Later I watch the finished installation by myself. Every so often the two lights are pulled backward by some invisible and to me magical force (a device arranged by the Science Museum’s engineers), then released, and they swing wildly over the mirrors for a few minutes, sending those strange discs flying across the wall, then settle down into slower and slower motion. With the overhead lights off now, I think of coins in water, scales on a fish, the shells called angel wings. The motion may be random, but it feels meaningful, as if each hovering disc were a communication from some very patient aliens. I wonder again why the shapes are so eerily distinct—not scientifically why, not about the phenomena, but I wonder about the universe itself. Why is it so detailed? For a moment it seems cruel to me that something so irrelevant as a mirror can make a shape that holds me expectant, that makes me think it is about to reveal a secret.
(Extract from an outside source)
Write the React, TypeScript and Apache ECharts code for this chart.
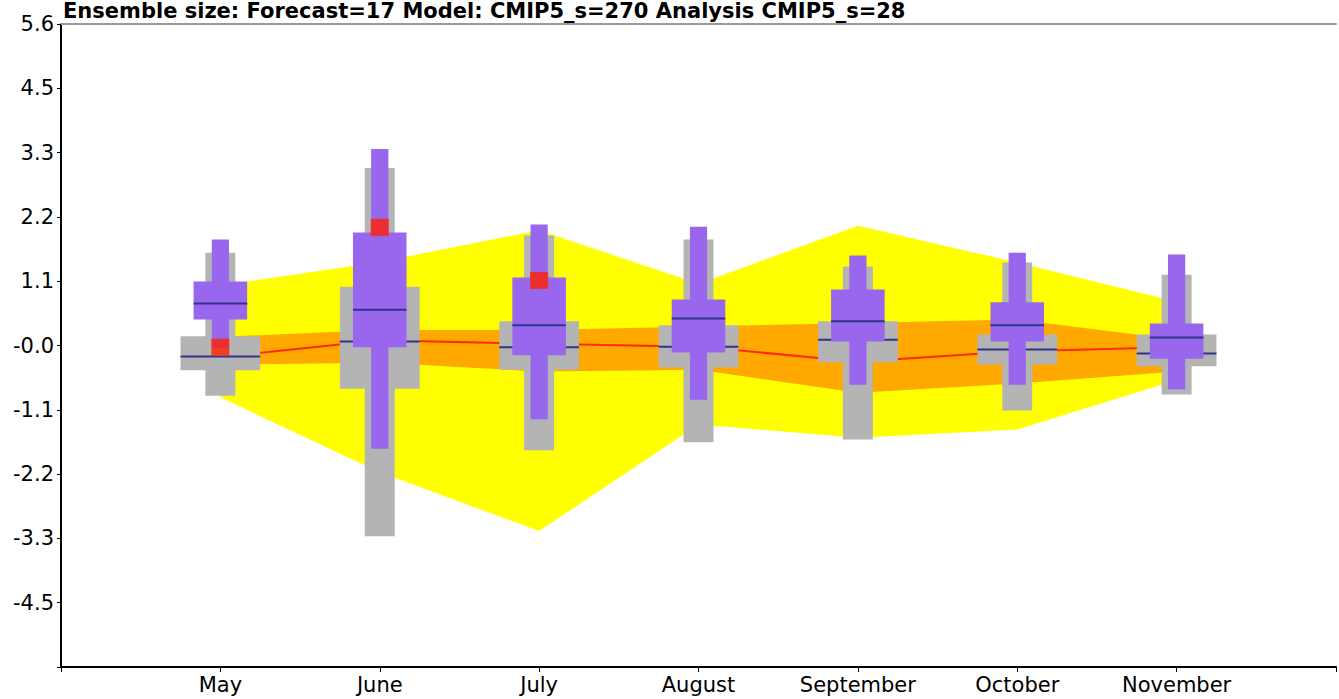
import React, { useEffect, useRef } from "react";
import * as echarts from "echarts";

// Monthly ensemble summary: model (grey), forecast (purple), observations (red)
const months = ["May", "June", "July", "August", "September", "October", "November"];

// Model ensemble: whisker ends, quartile box, median
const modelMin = [-0.87, -3.31, -1.82, -1.68, -1.63, -1.13, -0.85];
const modelQ1 = [-0.43, -0.75, -0.42, -0.38, -0.29, -0.33, -0.36];
const modelMedian = [-0.19, 0.07, -0.03, -0.02, 0.1, -0.07, -0.14];
const modelQ3 = [0.16, 1.02, 0.42, 0.35, 0.42, 0.19, 0.19];
const modelMax = [1.61, 3.08, 1.91, 1.84, 1.37, 1.44, 1.23];

// Forecast ensemble
const fcMin = [-0.05, -1.79, -1.28, -0.94, -0.68, -0.68, -0.76];
const fcQ1 = [0.45, -0.03, -0.17, -0.12, 0.07, 0.07, -0.23];
const fcMedian = [0.73, 0.62, 0.35, 0.47, 0.42, 0.35, 0.14];
const fcQ3 = [1.11, 1.96, 1.18, 0.8, 0.97, 0.75, 0.38];
const fcMax = [1.84, 3.41, 2.1, 2.06, 1.56, 1.61, 1.58];

// Observed value per month (only where available)
const observed: (number | null)[] = [-0.03, 2.05, 1.13, null, null, null, null];

// Analysis median and its spread bands
const analysisMedian = [-0.2, 0.09, 0.03, -0.02, -0.28, -0.1, -0.03];
const spreadUpper = [0.15, 0.27, 0.27, 0.33, 0.39, 0.45, 0.1];
const spreadLower = [-0.33, -0.3, -0.45, -0.42, -0.82, -0.66, -0.45];
const envelopeUpper = [1.04, 1.45, 2.0, 1.07, 2.08, 1.44, 0.76];
const envelopeLower = [-0.9, -2.2, -3.22, -1.37, -1.6, -1.46, -0.6];

const TITLE = "Ensemble size: Forecast=17 Model: CMIP5_s=270 Analysis CMIP5_s=28";

const Y_STEP = 1.116;
const Y_MIN = -5 * Y_STEP;
const Y_MAX = 5 * Y_STEP;

const FONT = "'DejaVu Sans', Verdana, sans-serif";

function bandRenderer(upper: number[], lower: number[], fill: string) {
  return (_params: any, api: any) => {
    const points: number[][] = [];
    upper.forEach((v, i) => points.push(api.coord([i + 1, v])));
    for (let i = lower.length - 1; i >= 0; i--) points.push(api.coord([i + 1, lower[i]]));
    return { type: "polygon", shape: { points }, style: { fill } };
  };
}

function boxRenderer(halfWide: number, halfNarrow: number, fill: string) {
  return (_params: any, api: any) => {
    const x = api.value(0);
    const lo = api.value(1);
    const q1 = api.value(2);
    const med = api.value(3);
    const q3 = api.value(4);
    const hi = api.value(5);
    const rectOf = (x0: number, x1: number, y0: number, y1: number) => {
      const a = api.coord([x0, y1]);
      const b = api.coord([x1, y0]);
      return { x: a[0], y: a[1], width: b[0] - a[0], height: b[1] - a[1] };
    };
    const m0 = api.coord([x - halfWide, med]);
    const m1 = api.coord([x + halfWide, med]);
    return {
      type: "group",
      children: [
        { type: "rect", shape: rectOf(x - halfNarrow, x + halfNarrow, lo, hi), style: { fill } },
        { type: "rect", shape: rectOf(x - halfWide, x + halfWide, q1, q3), style: { fill } },
        {
          type: "line",
          shape: { x1: m0[0], y1: m0[1], x2: m1[0], y2: m1[1] },
          style: { stroke: "#33338a", lineWidth: 2 },
        },
      ],
    };
  };
}

export default function App() {
  const ref = useRef<HTMLDivElement>(null);

  useEffect(() => {
    if (!ref.current) return;
    const chart = echarts.init(ref.current, undefined, { renderer: "svg" });

    const modelData = months.map((_, i) => [i + 1, modelMin[i], modelQ1[i], modelMedian[i], modelQ3[i], modelMax[i]]);
    const fcData = months.map((_, i) => [i + 1, fcMin[i], fcQ1[i], fcMedian[i], fcQ3[i], fcMax[i]]);
    const obsData = observed
      .map((v, i) => (v === null ? null : [i + 1, v]))
      .filter((d) => d !== null);

    chart.setOption({
      animation: false,
      backgroundColor: "#ffffff",
      grid: { left: 61, top: 24, width: 1293, height: 643, containLabel: false },
      graphic: [
        {
          type: "text",
          left: 63,
          top: 0,
          style: {
            text: TITLE,
            fill: "#000",
            font: `bold 21px ${FONT}`,
          },
        },
      ],
      xAxis: [
        {
          type: "value",
          min: 0,
          max: 8,
          interval: 1,
          position: "bottom",
          splitLine: { show: false },
          axisLine: { show: true, onZero: false, lineStyle: { color: "#000", width: 2 } },
          axisTick: { show: true, length: 5, lineStyle: { color: "#000", width: 1 } },
          axisLabel: {
            margin: 7,
            color: "#000",
            fontSize: 21,
            fontFamily: FONT,
            formatter: (v: number) => months[Math.round(v) - 1] ?? "",
          },
        },
        {
          type: "value",
          min: 0,
          max: 8,
          position: "top",
          splitLine: { show: false },
          axisLine: { show: true, onZero: false, lineStyle: { color: "#9a9a9a", width: 2 } },
          axisTick: { show: false },
          axisLabel: { show: false },
        },
      ],
      yAxis: {
        type: "value",
        min: Y_MIN,
        max: Y_MAX,
        interval: Y_STEP,
        splitLine: { show: false },
        axisLine: { show: true, onZero: false, lineStyle: { color: "#000", width: 2 } },
        axisTick: { show: true, length: 4, lineStyle: { color: "#000", width: 1 } },
        axisLabel: {
          margin: 7,
          color: "#000",
          fontSize: 21,
          fontFamily: FONT,
          formatter: (v: number) => {
            if (v < Y_MIN + 0.01) return "";
            if (Math.abs(v) < 1e-6) return "-0.0";
            return v.toFixed(1);
          },
        },
      },
      series: [
        {
          type: "custom",
          name: "envelope",
          z: 1,
          silent: true,
          renderItem: bandRenderer(envelopeUpper, envelopeLower, "#ffff00"),
          data: [[1, 0]],
          encode: { x: 0, y: 1 },
        },
        {
          type: "custom",
          name: "spread",
          z: 2,
          silent: true,
          renderItem: bandRenderer(spreadUpper, spreadLower, "#ffa800"),
          data: [[1, 0]],
          encode: { x: 0, y: 1 },
        },
        {
          type: "line",
          name: "analysis",
          z: 3,
          data: analysisMedian.map((v, i) => [i + 1, v]),
          symbol: "none",
          lineStyle: { color: "#ff2a00", width: 2 },
        },
        {
          type: "custom",
          name: "model",
          z: 4,
          renderItem: boxRenderer(0.25, 0.094, "#b4b4b4"),
          data: modelData,
          encode: { x: 0, y: [1, 2, 3, 4, 5] },
        },
        {
          type: "custom",
          name: "forecast",
          z: 5,
          renderItem: boxRenderer(0.168, 0.054, "#9966ee"),
          data: fcData,
          encode: { x: 0, y: [1, 2, 3, 4, 5] },
        },
        {
          type: "scatter",
          name: "observed",
          z: 6,
          symbol: "rect",
          symbolSize: [18, 17],
          itemStyle: { color: "#ff2200" },
          data: obsData,
        },
      ],
    });

    return () => chart.dispose();
  }, []);

  return (
    <div
      ref={ref}
      style={{ position: "fixed", left: 0, top: 0, width: 1339, height: 699, background: "#fff" }}
    />
  );
}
In front of Lume’s work, I am intimate with, dependent on, something that doesn’t care about me at all. But the feeling I reach for in this flying light is also the feeling that holds me to my family and my husband—love that emerges wholly unfounded from our simple, ephemeral bodies.

I walk up the stairs and look down on the exhibition floors of the Museum. Children are running all over the place, pulling levers, hitting things, screaming at each other, running off again. I asked Lume what it was like to work with children all around him, and he told me of one encounter. “What are you doing?” the child asked. “I’m making art,” Lume answered. “Are you going to make a dinosaur?” asked the child. Most children aren’t concerned with art or science, at least not in the formal sense; they just want to see what they can make happen. In their carefree experimentation they’re like Lume, whose art, unlike the exhibits in the Science Museum’s lobby, isn’t about demonstrating known laws. He wants to know what he can do, not why he can do it. He tells me about seeing his little daughter, in an effort at running, fall flat on her face; “that’s just like making art,” he thought at once.


On the other hand, Lume is scientific in the deep sense: his art asks what’s at the center of the universe. He does not, like a scientist, answer that question with equations or theories. Instead, he uses light to open the least important things, our cast-offs, to show what’s inside. Are beauty, art, love, those sweet tangles, elements of the universe or creations of our minds? To this question Lume’s art replies: they are inborn—or, at the least, they are what happens when we look closely at our world.